I have worked in avionics, and that was better than an MRI machine running MS Windows, but it wasn't as good as they pretend.
Compared to the scary examples, I think Rust must already better, but Rust has higher aspirations than that. Compared to the better examples (avionics), I suspect Rust is also up-to-snuff, but Rust is still new.
How bad could internal Rust bugs be at this point?
Another considerations is libraries. How bug-free is the standard library? How bug-free are the other libraries one might expect to use?
I can see your point about tooling, but a lot of the tooling needed around C++ is going to be to make up for shortcomings that Rust doesn’t have. Still, I can see other tools would still help.
I hadn't thought of that, that might be the biggest problem. Rust makes it easy to pin library versions, what practical problems would arise in pinning the compiler version?
Thanks,
-kb
P.S. An aside: I have a book somewhere about provably correct software. It described a formal specification language and software could be checked against it! Um, what's to stop anyone from writing new bugs in this new language? (The language looked compilable, certainly complete enough to write bugs in.) Making people write the program twice, once in each of two different languages, has some appeal, but a lot of the bugs I have written over the years were bugs in my understanding not in my typing. That kind of bug is easy to write twice.
You'll notice that bug-free dependencies are a requirement for secure code, and the efforts towards this should be gaining momemtum.
You're right with regard to the very low bar that is set for safe code, and my experience is that critical code usually just means very old code that was written by an excellent programmer 20+ years ago and every one else is just terrified of modifying it. Hence, I'd say that Rust is ready for being investigated as a safe critical code language. Such code would likely require much individual review and testing before being approved.
Most university work focusses on esoteric security topics. In practice safe code is code that does not contain bugs and executes reliably, or if not, has a reliable failsafe. The RustBelt initiative gives a provably secure subset of Rust language to use, but in the field Rust is proving to be safe with less stringent requirements: Sergey "Shnatsel" Davidoff – Medium
I have limited experience in building software for trains and railway signalling and while I love Rust for general systems programming, I am somewhat skeptical about its appeal from a functional safety point of view at the present time.

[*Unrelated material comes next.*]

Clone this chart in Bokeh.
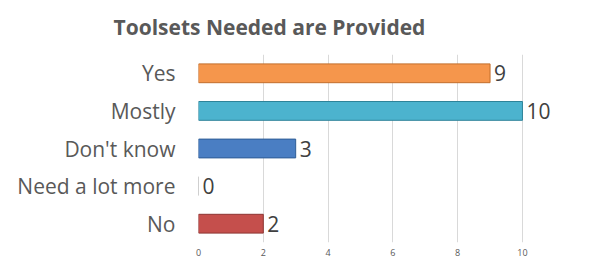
from bokeh.plotting import figure
from bokeh.models import ColumnDataSource, FactorRange, Range1d, Title, FixedTicker
from bokeh.core.properties import value
from bokeh.embed import file_html
from bokeh.resources import INLINE

title_text = "Toolsets Needed are Provided"
categories = ["Yes", "Mostly", "Don't know", "Need a lot more", "No"]
counts = [9, 10, 3, 0, 2]
fill_colors = ["#F5964C", "#4CB3CE", "#4A7EC3", "#F2F2F2", "#C54F4C"]
edge_colors = ["#C26E2C", "#2E8399", "#2E5D96", "#BFBFBF", "#8E3532"]
x_ticks = [0, 2, 4, 6, 8, 10, 12]

src = ColumnDataSource(dict(cat=categories, val=counts, fill=fill_colors,
                            edge=edge_colors, lab=[str(v) for v in counts]))

p = figure(width=578, height=258, output_backend="svg", toolbar_location=None,
           y_range=FactorRange(*categories[::-1], range_padding=0),
           x_range=Range1d(0, 11.73),
           min_border_left=198, min_border_right=0, min_border_top=54,
           min_border_bottom=0)

p.hbar(y="cat", right="val", left=0, height=0.5, source=src,
       fill_color="fill", line_color="edge", line_width=1)
p.text(x="val", y="cat", text="lab", source=src, x_offset=4,
       text_baseline="middle", text_align="left", text_font_size="21px",
       text_color="#404040", text_font=value("Open Sans"))

t = Title(text=title_text, align="left", vertical_align="top",
          text_font_size="21px", text_font="Open Sans", text_font_style="bold",
          text_color="#595959", offset=-85, standoff=24)
p.add_layout(t, "above")

p.xaxis.ticker = FixedTicker(ticks=x_ticks)
p.xaxis.axis_line_color = None
p.xaxis.major_tick_line_color = None
p.xaxis.minor_tick_line_color = None
p.xaxis.major_label_text_font_size = "9px"
p.xaxis.major_label_text_color = "#595959"
p.xaxis.major_label_text_font = "Open Sans"
p.xaxis.major_label_standoff = 0

p.yaxis.axis_line_color = None
p.yaxis.major_tick_line_color = None
p.yaxis.minor_tick_line_color = None
p.yaxis.major_label_text_font_size = "21px"
p.yaxis.major_label_text_color = "#595959"
p.yaxis.major_label_text_font = "Open Sans"
p.yaxis.major_label_standoff = 17

p.xgrid.grid_line_color = "#D9D9D9"
p.ygrid.grid_line_color = None
p.outline_line_color = None

open("out.html", "w").write(file_html(p, INLINE))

In these applications, domain-specific limited-expressiveness high-readability languages like IEC 61131-3 or SCADE are often used and complex and powerful programming languages like C++ are often avoided. The idea behind this being that these tools tend to enable people to build complicated systems with hard to understand failure modes. If languages like C++ are used, they tend to be restricted using code guidelines and linter-level tooling.
Of course, Rust avoids many of the issues that plague complicated C++ programs, but it is still a complex language that is difficult to learn and also has a reputation of being hard to read. So without a tooling-supported limited-complexity dialect, I see Rust having just as hard a time as C++ of being taken up in safety-oriented fields that originate more in electrical engineering than computer science.
That said, when I see safety critical C/C++ code, it often is not of magically superior quality than other C/C++ code. To me it seems, that the difference is mostly due to process, i.e. more rigorous requirements engineering and comprehensive verification and validation based on that. So an organization that is willing to apply C++ to these problems and under these conditions, can almost surely benefit from using Rust IMHO.
But then the language and the compiler is probably just not old enough as age of a code base is often taken as an indicator of maturity and a prerequisite for trustworthiness. My guess is that some of the organizations developing safety-critical systems just have to spend some time with the tooling in the fringes of their product lines to establish that trust and the testing that underpins it.
It's theoretically possible that Rust proves to be much better than previous high-level languages at critical code. The results from RustBelt here, do seem to give a subset of code that is provably safe. That paper is rather long though, and I've only read parts of it.
I only have some experience in critical hardware design for military applications, and the same qualification holds. The design margins are massively increased (over-designed) and everything is checked three times at least. From a high-level view, it just looks like a bigger system was used to do fewer things.
Unfortunately true. Age is a proxy for having been tested, therefore most assume age is a prerequisite for correct functioning. It's not, testing is a prerequisite for correct functioning and age is an unintended correlation. That being said, Rust will have to get some grey hairs before most managers will go near it for critical code purposes.
For the near-term, the fact that language features are being added does reduce the ROI slightly given that the safe subset of Rust will lack some otherwise good features.
I am not sure this applies here, at least not w.r.t. the concerns I voiced personally: Even if Rust's type system is proven sound and the implementation considered trustworthy, it is still a complex language and organizations concerned with functional safety could avoid it for this reason alone.
They usually want languages that are easy to reason about even if they are less productive or possibly even if they are less memory safe. Also the whole point of the various graphical notations is that the resulting programs are easier to explain than Rust's type system even if the underlying infrastructure to turn these programs into executable machine code is just as complex, e.g. SCADE.
No, for such project, safety is a critics, life-cycle is another critics.
Usually in safety critical context we use provably compiler, that is, either based on millons of millons of hours the code generated by the compiler is safe, or based on formal method. The first case requires usually very old compiler, the latter, is not yet provided by Rust.
On terms of life-cycle, the project may be maintained during at lease 20 years, that means you should be likely sure people should be able to find someone to maintaint the code then...